John Houck confronts a theory within the paradigm of intersubjectivity – the co-creation of a third entity within the analytic dyad (or the derivative by-product of the interaction of the minds of two people in a relationship). Houck applies the psychoanalytic concept to the interaction of photography and painting. Brushwork and the presence of the hand on the photographs activates the flatness of the picture plane, only to be counteracted by a pictorial space laden with images of objects laced with personal references and narrative.
Objects and shapes un-apologetically paired together in the cast resin sculptures of Hany Armanious create a language of analogies and allegories. The Sydney based, Egypt born artist (his own background a balance between two cultures) leaves the viewer with a proposed narrative between unexpected objects, at once engaging and bemusing.
When reality is challenged by a representation of itself, systems of information take precedence over objectivity as evidenced by Ry Rocklen’s wall-mounted works. Rocklen deconstructs preconceived notions or existing experiential reference to make way for a new relationship of objects. Images of objects found on the streets of LA are glazed onto a flat ceramic surface, with an alternative object sculpted two-dimensionally on the reverse. The ceramics are sliced horizontally, each part sitting on its own glass shelf in front of a mirror (such as the inside of a medicine cabinet) allowing the viewer to see both sides at once.

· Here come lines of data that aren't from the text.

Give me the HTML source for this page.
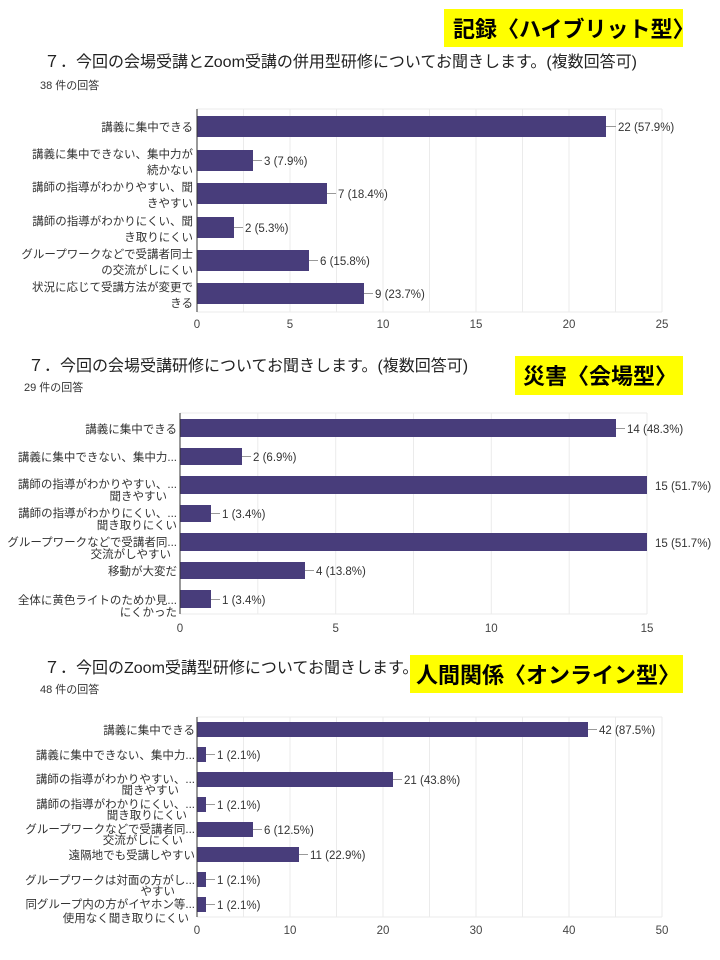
<!DOCTYPE html>
<html><head><meta charset="utf-8"><style>
html,body{margin:0;padding:0;background:#fff;}
svg{display:block;}
text{font-family:"Liberation Sans","Noto Sans CJK JP",sans-serif;}
.t{font-size:16px;fill:#222;}
.s{font-size:11px;fill:#333;}
.l{font-size:11.5px;fill:#333;text-anchor:end;}
.v{font-size:11.5px;fill:#333;}
.a{font-size:11.5px;fill:#444;text-anchor:middle;}
.y{font-size:22px;font-weight:bold;fill:#000;}
.b{fill:#483d7b;}
.g{stroke:#ebebeb;stroke-width:1;}
.k{stroke:#999;stroke-width:1;}
</style></head><body>
<svg width="720" height="960" viewBox="0 0 720 960" xmlns="http://www.w3.org/2000/svg">
<!-- Chart 1 -->
<rect x="444" y="9" width="239" height="38" fill="#ffff00"/>
<text class="y" x="453" y="37">記録〈ハイブリット型〉</text>
<text class="t" x="44" y="67">７．今回の会場受講とZoom受講の併用型研修についてお聞きします。(複数回答可)</text>
<text class="s" x="40" y="89">38 件の回答</text>
<g>
<line class="g" x1="243.5" y1="109" x2="243.5" y2="312"/><line class="g" x1="290" y1="109" x2="290" y2="312"/><line class="g" x1="336.5" y1="109" x2="336.5" y2="312"/><line class="g" x1="383" y1="109" x2="383" y2="312"/><line class="g" x1="429.5" y1="109" x2="429.5" y2="312"/><line class="g" x1="476" y1="109" x2="476" y2="312"/><line class="g" x1="522.5" y1="109" x2="522.5" y2="312"/><line class="g" x1="569" y1="109" x2="569" y2="312"/><line class="g" x1="615.5" y1="109" x2="615.5" y2="312"/><line class="g" x1="662" y1="109" x2="662" y2="312"/>
<line class="g" x1="197" y1="109" x2="662" y2="109"/><line class="g" x1="197" y1="312" x2="662" y2="312"/>
<rect class="b" x="197" y="116" width="409" height="21"/>
<rect class="b" x="197" y="150" width="56" height="21"/>
<rect class="b" x="197" y="183" width="130" height="21"/>
<rect class="b" x="197" y="217" width="37" height="21"/>
<rect class="b" x="197" y="250" width="112" height="21"/>
<rect class="b" x="197" y="283" width="167" height="21"/>
<line x1="197" y1="109" x2="197" y2="312" stroke="#333"/>
<line class="k" x1="606" y1="126.5" x2="616" y2="126.5"/><text class="v" x="618" y="131">22 (57.9%)</text>
<line class="k" x1="253" y1="160.5" x2="262" y2="160.5"/><text class="v" x="264" y="165">3 (7.9%)</text>
<line class="k" x1="327" y1="193.5" x2="336" y2="193.5"/><text class="v" x="338" y="198">7 (18.4%)</text>
<line class="k" x1="234" y1="227.5" x2="243" y2="227.5"/><text class="v" x="245" y="232">2 (5.3%)</text>
<line class="k" x1="309" y1="260.5" x2="318" y2="260.5"/><text class="v" x="320" y="265">6 (15.8%)</text>
<line class="k" x1="364" y1="293.5" x2="373" y2="293.5"/><text class="v" x="375" y="298">9 (23.7%)</text>
<text class="l" x="193" y="131">講義に集中できる</text>
<text class="l" x="193" y="158">講義に集中できない、集中力が</text><text class="l" x="193" y="174">続かない</text>
<text class="l" x="193" y="191">講師の指導がわかりやすい、聞</text><text class="l" x="193" y="207">きやすい</text>
<text class="l" x="193" y="225">講師の指導がわかりにくい、聞</text><text class="l" x="193" y="241">き取りにくい</text>
<text class="l" x="193" y="258">グループワークなどで受講者同士</text><text class="l" x="193" y="274">の交流がしにくい</text>
<text class="l" x="193" y="291">状況に応じて受講方法が変更で</text><text class="l" x="193" y="307">きる</text>
<text class="a" x="197" y="328">0</text><text class="a" x="290" y="328">5</text><text class="a" x="383" y="328">10</text><text class="a" x="476" y="328">15</text><text class="a" x="569" y="328">20</text><text class="a" x="662" y="328">25</text>
</g>
<!-- Chart 2 -->
<rect x="515" y="356" width="168" height="39" fill="#ffff00"/>
<text class="y" x="523" y="384">災害〈会場型〉</text>
<text class="t" x="28" y="371">７．今回の会場受講研修についてお聞きします。(複数回答可)</text>
<text class="s" x="24" y="391">29 件の回答</text>
<g>
<line class="g" x1="257.8" y1="413" x2="257.8" y2="614"/><line class="g" x1="335.7" y1="413" x2="335.7" y2="614"/><line class="g" x1="413.5" y1="413" x2="413.5" y2="614"/><line class="g" x1="491.3" y1="413" x2="491.3" y2="614"/><line class="g" x1="569.2" y1="413" x2="569.2" y2="614"/><line class="g" x1="647" y1="413" x2="647" y2="614"/>
<line class="g" x1="180" y1="413" x2="647" y2="413"/><line class="g" x1="180" y1="614" x2="647" y2="614"/>
<rect class="b" x="180" y="419" width="436" height="18"/>
<rect class="b" x="180" y="448" width="62" height="17"/>
<rect class="b" x="180" y="476" width="467" height="18"/>
<rect class="b" x="180" y="505" width="31" height="17"/>
<rect class="b" x="180" y="533" width="467" height="18"/>
<rect class="b" x="180" y="562" width="125" height="17"/>
<rect class="b" x="180" y="590" width="31" height="18"/>
<line x1="180" y1="413" x2="180" y2="614" stroke="#333"/>
<line class="k" x1="616" y1="428.5" x2="625" y2="428.5"/><text class="v" x="627" y="433">14 (48.3%)</text>
<line class="k" x1="242" y1="456.5" x2="251" y2="456.5"/><text class="v" x="253" y="461">2 (6.9%)</text>
<text class="v" x="655" y="490">15 (51.7%)</text>
<line class="k" x1="211" y1="513.5" x2="220" y2="513.5"/><text class="v" x="222" y="518">1 (3.4%)</text>
<text class="v" x="655" y="547">15 (51.7%)</text>
<line class="k" x1="305" y1="570.5" x2="314" y2="570.5"/><text class="v" x="316" y="575">4 (13.8%)</text>
<line class="k" x1="211" y1="599.5" x2="220" y2="599.5"/><text class="v" x="222" y="604">1 (3.4%)</text>
<text class="l" x="177" y="433">講義に集中できる</text>
<text class="l" x="177" y="461">講義に集中できない、集中力...</text>
<text class="l" x="177" y="488">講師の指導がわかりやすい、...</text><text class="l" x="167" y="500">聞きやすい</text>
<text class="l" x="177" y="517">講師の指導がわかりにくい、...</text><text class="l" x="177" y="529">聞き取りにくい</text>
<text class="l" x="177" y="546">グループワークなどで受講者同...</text><text class="l" x="171" y="558">交流がしやすい</text>
<text class="l" x="177" y="575">移動が大変だ</text>
<text class="l" x="177" y="604">全体に黄色ライトのためか見...</text><text class="l" x="177" y="616">にくかった</text>
<text class="a" x="180" y="632">0</text><text class="a" x="335.7" y="632">5</text><text class="a" x="491.3" y="632">10</text><text class="a" x="647" y="632">15</text>
</g>
<!-- Chart 3 -->
<rect x="410" y="655" width="273" height="38" fill="#ffff00"/>
<text class="y" x="416" y="683">人間関係〈オンライン型〉</text>
<text class="t" x="44" y="673">７．今回のZoom受講型研修についてお聞きします。</text>
<text class="s" x="40" y="693">48 件の回答</text>
<g>
<line class="g" x1="243.5" y1="717" x2="243.5" y2="917"/><line class="g" x1="290" y1="717" x2="290" y2="917"/><line class="g" x1="336.5" y1="717" x2="336.5" y2="917"/><line class="g" x1="383" y1="717" x2="383" y2="917"/><line class="g" x1="429.5" y1="717" x2="429.5" y2="917"/><line class="g" x1="476" y1="717" x2="476" y2="917"/><line class="g" x1="522.5" y1="717" x2="522.5" y2="917"/><line class="g" x1="569" y1="717" x2="569" y2="917"/><line class="g" x1="615.5" y1="717" x2="615.5" y2="917"/><line class="g" x1="662" y1="717" x2="662" y2="917"/>
<line class="g" x1="197" y1="717" x2="662" y2="717"/><line class="g" x1="197" y1="917" x2="662" y2="917"/>
<rect class="b" x="197" y="722" width="391" height="15"/>
<rect class="b" x="197" y="747" width="9" height="15"/>
<rect class="b" x="197" y="772" width="196" height="15"/>
<rect class="b" x="197" y="797" width="9" height="15"/>
<rect class="b" x="197" y="822" width="56" height="15"/>
<rect class="b" x="197" y="847" width="102" height="15"/>
<rect class="b" x="197" y="872" width="9" height="15"/>
<rect class="b" x="197" y="897" width="9" height="15"/>
<line x1="197" y1="717" x2="197" y2="917" stroke="#333"/>
<line class="k" x1="588" y1="729.5" x2="597" y2="729.5"/><text class="v" x="599" y="734">42 (87.5%)</text>
<line class="k" x1="206" y1="754.5" x2="215" y2="754.5"/><text class="v" x="217" y="759">1 (2.1%)</text>
<line class="k" x1="393" y1="779.5" x2="402" y2="779.5"/><text class="v" x="404" y="784">21 (43.8%)</text>
<line class="k" x1="206" y1="804.5" x2="215" y2="804.5"/><text class="v" x="217" y="809">1 (2.1%)</text>
<line class="k" x1="253" y1="829.5" x2="262" y2="829.5"/><text class="v" x="264" y="834">6 (12.5%)</text>
<line class="k" x1="299" y1="854.5" x2="308" y2="854.5"/><text class="v" x="310" y="859">11 (22.9%)</text>
<line class="k" x1="206" y1="879.5" x2="215" y2="879.5"/><text class="v" x="217" y="884">1 (2.1%)</text>
<line class="k" x1="206" y1="904.5" x2="215" y2="904.5"/><text class="v" x="217" y="909">1 (2.1%)</text>
<text class="l" x="195" y="734">講義に集中できる</text>
<text class="l" x="195" y="759">講義に集中できない、集中力...</text>
<text class="l" x="195" y="783">講師の指導がわかりやすい、...</text><text class="l" x="179" y="794">聞きやすい</text>
<text class="l" x="195" y="808">講師の指導がわかりにくい、...</text><text class="l" x="187" y="819">聞き取りにくい</text>
<text class="l" x="195" y="833">グループワークなどで受講者同...</text><text class="l" x="183" y="844">交流がしにくい</text>
<text class="l" x="195" y="859">遠隔地でも受講しやすい</text>
<text class="l" x="195" y="884">グループワークは対面の方がし...</text><text class="l" x="175" y="895">やすい</text>
<text class="l" x="195" y="908">同グループ内の方がイヤホン等...</text><text class="l" x="189" y="922">使用なく聞き取りにくい</text>
<text class="a" x="197" y="934">0</text><text class="a" x="290" y="934">10</text><text class="a" x="383" y="934">20</text><text class="a" x="476" y="934">30</text><text class="a" x="569" y="934">40</text><text class="a" x="662" y="934">50</text>
</g>
</svg>
</body></html>
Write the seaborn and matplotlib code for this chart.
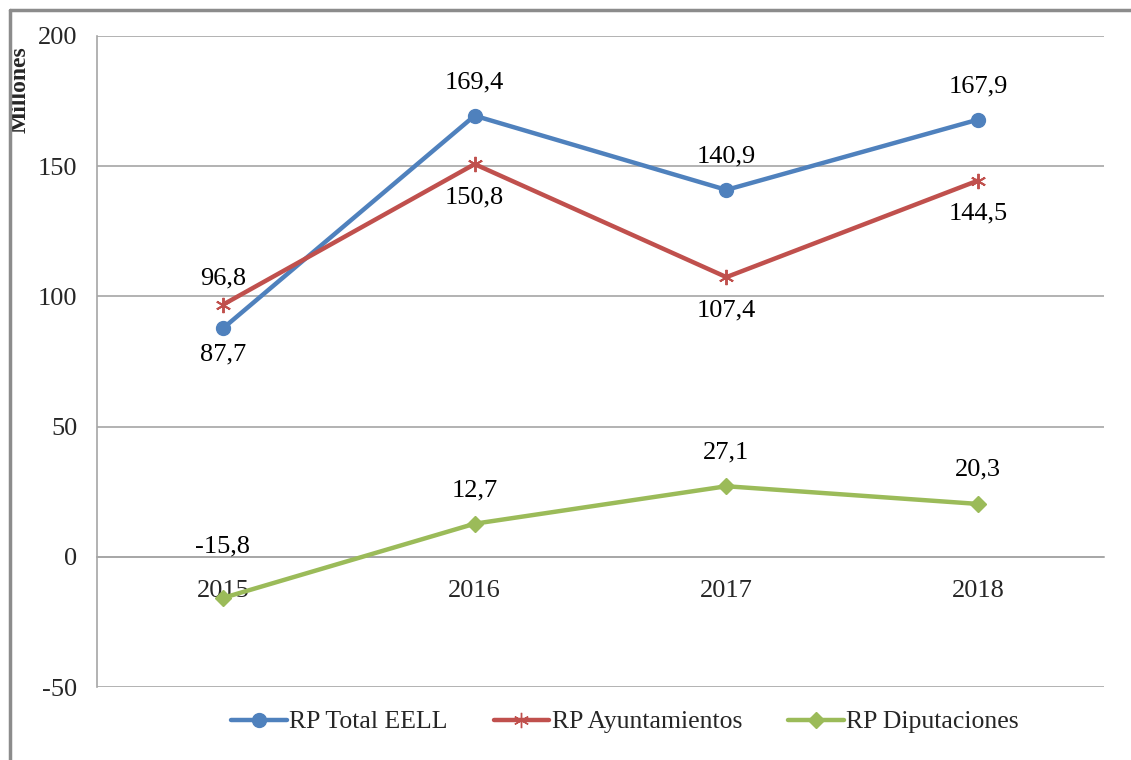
import numpy as np
import pandas as pd
import matplotlib
matplotlib.use("Agg")
import matplotlib.pyplot as plt
from matplotlib.lines import Line2D
from matplotlib.patches import Rectangle
import seaborn as sns

years = [2015, 2016, 2017, 2018]
total_eell = [87.7, 169.4, 140.9, 167.9]
ayuntamientos = [96.8, 150.8, 107.4, 144.5]
diputaciones = [-15.8, 12.7, 27.1, 20.3]
series_names = ["RP Total EELL", "RP Ayuntamientos", "RP Diputaciones"]

# vertical offset (points) of each data label, negative = below the point
label_offset = {
    "RP Total EELL": [-19, 24, 24, 24],
    "RP Ayuntamientos": [19, -24, -24, -24],
    "RP Diputaciones": [37, 24, 24, 25],
}

colors = {"RP Total EELL": "#4F81BD", "RP Ayuntamientos": "#C0504D", "RP Diputaciones": "#9BBB59"}
markers = {"RP Total EELL": "o", "RP Ayuntamientos": (6, 2, 0), "RP Diputaciones": "D"}
msizes = {"RP Total EELL": 10, "RP Ayuntamientos": 11, "RP Diputaciones": 8}

sns.set_style("white")
plt.rcParams["font.family"] = ["Liberation Serif", "DejaVu Serif"]
plt.rcParams["axes.unicode_minus"] = False

fig = plt.figure(figsize=(11.31, 7.6), dpi=100)
ax = fig.add_axes([97 / 1131, 73 / 760, 1007 / 1131, 651 / 760])

data = {"RP Total EELL": total_eell, "RP Ayuntamientos": ayuntamientos, "RP Diputaciones": diputaciones}
gray = "#A6A6A6"
fs = 19

for name in series_names:
    vals = data[name]
    sns.lineplot(x=years, y=vals, ax=ax, color=colors[name], linewidth=3.2,
                 marker=markers[name], markersize=msizes[name],
                 markeredgecolor=colors[name], markeredgewidth=1.4 if name == "RP Ayuntamientos" else 1,
                 label=name, legend=False, zorder=3)
    for x, v, off in zip(years, vals, label_offset[name]):
        ax.annotate(f"{v:.1f}".replace(".", ","), (x, v), xytext=(0, off),
                    textcoords="offset points", ha="center", va="center",
                    fontsize=fs, color="black", zorder=4)

ax.set_xlim(2014.5, 2018.5)
ax.set_ylim(-50, 200)
ax.set_yticks([-50, 0, 50, 100, 150, 200])
ax.yaxis.grid(True, color=gray, linewidth=1.2)
ax.set_axisbelow(True)

for sp in ["top", "right"]:
    ax.spines[sp].set_visible(False)
ax.spines["left"].set_color(gray)
ax.spines["left"].set_linewidth(1.2)
ax.spines["bottom"].set_position(("data", 0))
ax.spines["bottom"].set_color(gray)
ax.spines["bottom"].set_linewidth(1.2)

ax.set_xticks(years)
ax.set_xticklabels([str(y) for y in years])
ax.set_xticks([2015.5, 2016.5, 2017.5, 2018.5], minor=True)
ax.tick_params(axis="x", which="major", length=0, pad=17, labelsize=fs)
ax.tick_params(axis="x", which="minor", length=6, width=1.2, color=gray, direction="out")
ax.tick_params(axis="y", length=6, width=1.2, color=gray, direction="out", pad=8, labelsize=fs)
ax.set_xlabel("")

fig.text(20 / 1131, 1 - 90 / 760, "Millones", rotation=90, ha="center", va="center",
         fontsize=17, fontweight="bold")

handles = [Line2D([0], [0], color=colors[n], linewidth=3.2, marker=markers[n],
                  markersize=msizes[n], markeredgecolor=colors[n]) for n in series_names]
fig.legend(handles, series_names, loc="center", bbox_to_anchor=(625 / 1131, 1 - 722 / 760),
           ncol=3, frameon=False, fontsize=18.5, handlelength=2.15, handletextpad=0.1,
           columnspacing=1.8)

# chart border (top and left edges visible), text outside it is clipped
fig.add_artist(Rectangle((0, 0), 9 / 1131, 1, transform=fig.transFigure,
                         facecolor="white", edgecolor="none", zorder=10))
fig.add_artist(Line2D([10 / 1131, 10 / 1131], [0, 1 - 10 / 760], transform=fig.transFigure,
                      color="#8C8C8C", linewidth=2.5, zorder=11))
fig.add_artist(Line2D([10 / 1131, 1], [1 - 10 / 760, 1 - 10 / 760], transform=fig.transFigure,
                      color="#8C8C8C", linewidth=2.5, zorder=11))

fig.savefig("out.png", dpi=100)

Educated as an architect, Dean Levin’s freestanding installation references actual space. The mirror of a gridded panel allows for a reflection interrupted by a machine-produced, handdrawn grid with inevitable human error. The viewer, seeing his or her own image within the architectural installation, is given a sharp reminder that the artist dictates the reality he has a created. Included paintings reference a daily numbered studio practice – granting a view into the practice of the artist through a rigid numbering system.